PDF is not a bitmap, it’s a script like HTML or JS. People understand browser incompatibility but some how this is unconscionable.

throwaway744678 5 years ago | |

I understand it does not: the issue occurs when the user removes another (blank) page, then saves the file.

MrBuddyCasino 5 years ago | |

> In the lower half is the result after modifying (removed a blank page) and saving that same PDF in Preview.

I don't think this means Preview changes the files just by opening them.

YetAnotherNick 5 years ago |

PDFs are not intended to be modified. Preview and other readers use hacks to do the work. In general don't modify the PDF and if you really want to do it buy Acrobat reader.

tonyedgecombe 5 years ago | |

The PDF file format has a mechanism in it for modifying documents.

sn41 5 years ago |

There was something in macos Catalina that broke mupdf on my macbook pro.
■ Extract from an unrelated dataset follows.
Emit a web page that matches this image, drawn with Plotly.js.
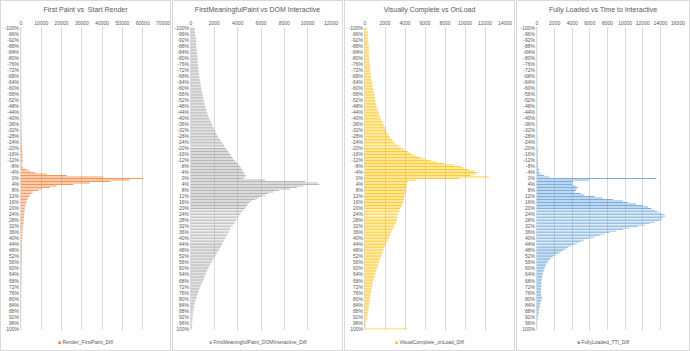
<!DOCTYPE html>
<html><head><meta charset="utf-8">
<script src="https://cdn.plot.ly/plotly-3.0.1.min.js"></script>
<style>
html,body{margin:0;padding:0;background:#fff;}
#wrap{position:relative;width:690px;height:351px;overflow:hidden;background:#fff;}
.pn{position:absolute;top:0;height:351px;}
.bd{position:absolute;top:0;height:351px;box-sizing:border-box;border:1px solid #D9D9D9;pointer-events:none;}
</style></head>
<body>
<div id="wrap">
<div id="p1" class="pn" style="left:0;width:171px"></div>
<div id="p2" class="pn" style="left:172px;width:171px"></div>
<div id="p3" class="pn" style="left:344px;width:171px"></div>
<div id="p4" class="pn" style="left:516px;width:174px"></div>
<div class="bd" style="left:0;width:171px"></div>
<div class="bd" style="left:172px;width:171px"></div>
<div class="bd" style="left:344px;width:171px"></div>
<div class="bd" style="left:516px;width:174px"></div>
</div>
<script>
// Categories: percentage difference buckets from -100% to 100%
var pcts = [];
for (var p = -100; p <= 100; p++) pcts.push(p);
var tickVals = [];
var tickLabels = [];
for (var t = -100; t <= 100; t += 4) { tickVals.push(t); tickLabels.push(t + '%'); }

var titles = ['First Paint vs  Start Render', 'FirstMeaningfulPaint vs DOM Interactive', 'Visually Complete vs OnLoad', 'Fully Loaded vs Time to Interactive'];
var seriesNames = ['Render_FirstPaint_Diff', 'FirstMeaningfulPaint_DOMInteractive_Diff', 'VisualComplete_onLoad_Diff', 'FullyLoaded_TTI_Diff'];
var colors = ['#ED7D31', '#A5A5A5', '#FFC000', '#5B9BD5'];
var xMax = [70000, 12000, 14000, 16000];
var xStep = [10000, 2000, 2000, 2000];

var renderFirstPaint = [
 250,60,50,40,50,40,45,50,40,55,
 50,45,60,50,55,60,50,65,60,70,
 60,70,65,75,70,80,75,85,80,90,
 85,95,90,100,95,110,100,115,110,120,
 120,125,130,135,140,145,150,160,165,170,
 180,185,190,200,210,220,230,240,250,260,
 270,280,290,300,310,320,330,345,360,380,
 390,400,410,430,450,470,490,510,530,550,
 570,590,610,640,670,700,740,780,830,900,
 300,400,600,1100,2800,4400,6900,12600,22500,40500,
 60200,53600,43800,33900,25700,17500,14300,10200,8500,6000,
 5200,4400,4100,3600,3100,2800,2500,2300,2100,2000,
 1900,1800,1700,1650,1600,1500,1450,1400,1350,1300,
 1200,1100,1000,950,900,850,800,750,700,650,
 600,580,560,540,520,500,480,460,440,420,
 400,390,380,370,360,350,340,330,320,310,
 300,290,280,270,260,250,240,230,220,210,
 200,195,190,185,180,175,170,165,160,155,
 150,145,140,135,130,125,120,115,110,105,
 100,95,90,85,80,75,70,65,60,55,
 300];

var fmpDomInteractive = [
 313,330,340,350,370,380,400,410,430,440,
 450,455,460,470,480,500,510,530,540,560,
 570,560,575,570,580,600,615,630,650,665,
 680,695,710,730,755,780,800,820,845,860,
 880,910,940,970,1000,1020,1040,1060,1080,1110,
 1150,1190,1220,1260,1300,1340,1370,1420,1470,1520,
 1540,1600,1680,1740,1800,1850,1910,1960,2020,2090,
 2160,2230,2300,2390,2480,2560,2650,2740,2830,2910,
 3000,3090,3180,3270,3360,3450,3540,3640,3730,3850,
 3970,4100,4220,4300,4380,4450,4500,4600,4700,4650,
 4500,6350,9770,10900,11000,9630,9060,8500,7500,7060,
 6640,6350,6070,5780,5500,5210,4990,4890,4790,4710,
 4640,4500,4360,4290,4220,4120,4020,3930,3850,3790,
 3730,3590,3450,3390,3330,3280,3220,3150,3070,3000,
 2930,2860,2790,2720,2650,2580,2500,2430,2360,2270,
 2190,2100,2020,1950,1880,1810,1740,1670,1590,1520,
 1450,1390,1330,1280,1220,1170,1130,1080,1030,970,
 910,860,800,750,700,650,600,560,510,470,
 430,390,350,320,285,260,240,220,200,185,
 170,155,140,130,120,115,110,100,95,90,
 85];

var visualCompleteOnLoad = [
 200,220,240,250,270,290,300,320,330,340,
 350,360,370,375,385,395,400,410,415,425,
 430,450,465,480,500,505,515,520,530,550,
 565,580,600,625,650,675,700,725,750,775,
 800,830,865,900,930,955,980,1005,1030,1060,
 1095,1130,1160,1210,1260,1310,1360,1400,1450,1500,
 1550,1630,1710,1790,1860,1920,1980,2040,2100,2180,
 2260,2350,2430,2550,2680,2800,2930,3120,3320,3540,
 3760,4000,4260,4500,4760,5150,5590,6050,6590,7200,
 7920,8920,9580,9920,10400,10900,11250,11080,10580,12400,
 9420,5090,4300,4200,4190,4170,4150,4120,4090,4060,
 4020,3980,3930,3900,3880,3850,3830,3750,3680,3600,
 3530,3460,3400,3330,3260,3240,3220,3200,3190,3120,
 3060,3000,2930,2850,2770,2680,2600,2540,2480,2420,
 2360,2280,2190,2110,2030,1980,1930,1880,1830,1770,
 1720,1660,1600,1540,1480,1420,1360,1320,1280,1240,
 1200,1150,1100,1050,1000,960,920,870,830,800,
 770,730,700,670,650,620,600,575,550,525,
 500,480,465,445,430,400,380,355,330,305,
 280,255,230,205,180,155,130,110,90,70,
 4190];

var fullyLoadedTTI = [
 60,10,15,10,20,15,10,20,15,10,
 15,20,10,15,20,15,10,20,15,20,
 15,20,25,15,20,25,20,15,25,20,
 25,20,30,25,20,30,25,30,20,25,
 40,25,30,35,30,25,35,30,40,35,
 30,40,35,45,40,35,45,40,50,45,
 40,50,45,55,50,45,55,60,50,55,
 60,55,65,60,70,65,70,75,70,80,
 75,80,85,80,90,85,95,90,100,95,
 100,105,110,150,190,230,270,450,830,1400,
 13540,5950,4060,4060,4060,4400,4630,4500,4440,4250,
 5000,5380,6520,7470,8600,9740,10310,11260,12020,12590,
 12970,13350,13730,14100,14480,14560,14290,14180,13920,13350,
 12780,12210,11450,10500,9740,8990,8230,7660,7090,6520,
 5950,5380,5000,4630,4250,3870,3490,3220,2920,2650,
 2350,2090,1780,1590,1400,1290,1140,1050,950,890,
 830,780,720,680,640,600,570,550,530,510,
 490,490,490,470,450,450,450,470,490,530,
 570,500,420,380,340,300,270,250,230,210,
 190,150,110,95,80,60,40,30,20,15,
 10];

var allSeries = [renderFirstPaint, fmpDomInteractive, visualCompleteOnLoad, fullyLoadedTTI];
var widths = [171, 171, 171, 174];
var margL = [21, 19, 21, 21];
var margR = [8, 12, 10, 12];
var MT = 27, MB = 21, H = 351;
var FONT = '"Liberation Sans", Arial, sans-serif';
var GREY = '#595959';

for (var i = 0; i < 4; i++) {
  var plotW = widths[i] - margL[i] - margR[i];
  var plotH = H - MT - MB;
  var trace = {
    type: 'bar', orientation: 'h',
    x: allSeries[i], y: pcts,
    name: seriesNames[i],
    marker: {color: colors[i], opacity: 0.8, line: {width: 0}},
    hoverinfo: 'none'
  };
  var layout = {
    width: widths[i], height: H,
    margin: {l: margL[i], r: margR[i], t: MT, b: MB, pad: 0},
    paper_bgcolor: 'rgba(0,0,0,0)', plot_bgcolor: 'rgba(0,0,0,0)',
    showlegend: false,
    bargap: 0.4,
    font: {family: FONT, color: GREY, size: 5},
    title: {text: titles[i], font: {family: FONT, size: 7, color: GREY},
            x: 0.5, xref: 'container', xanchor: 'center', y: 1 - 10/H, yref: 'container', yanchor: 'middle'},
    xaxis: {side: 'top', range: [0, xMax[i]], dtick: xStep[i], tick0: 0, tickformat: 'd',
            showgrid: true, gridcolor: '#D9D9D9', gridwidth: 1, zeroline: false, showline: false,
            ticks: '', tickfont: {size: 5, color: GREY, family: FONT}, fixedrange: true},
    yaxis: {range: [100.75, -100.75], tickmode: 'array', tickvals: tickVals, ticktext: tickLabels,
            showgrid: false, zeroline: false, showline: true, linecolor: '#D9D9D9', linewidth: 1,
            ticks: '', tickfont: {size: 5, color: GREY, family: FONT}, fixedrange: true},
    annotations: [{
      xref: 'paper', yref: 'paper',
      x: (widths[i] / 2 - margL[i]) / plotW,
      y: -(342 - (H - MB)) / plotH,
      xanchor: 'center', yanchor: 'middle',
      showarrow: false,
      text: '<span style="color:' + colors[i] + '">■</span> ' + seriesNames[i],
      font: {family: FONT, size: 5, color: GREY}
    }]
  };
  Plotly.newPlot('p' + (i + 1), [trace], layout, {staticPlot: true, displayModeBar: false});
}
</script>
</body></html>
The view would occupy the lower left corner of the window, and something was clipping the view to the lower quadrant.

I tried installing from source, changing the gl library etc. But it was the same.

Am done with Apple for now. M1 is a bit tempting, but I guess I will wait for the technology to mature, buy a Macbook Air, and run Linux on it.

ehutch79 5 years ago | |

Why would installing from source change things. Without finding/fixing the bug, you're just using the same compiled code as before

sn41 5 years ago | | |

I was trying avoid library incompatibilities. Pulled everything from the repository and recompile with the latest libraries. I also tried a couple of different libraries. I gave up after a week or so. (What I did not do was to compile the libraries from the source as well.)

I really like mupdf so it was a big nuisance for me to lose that.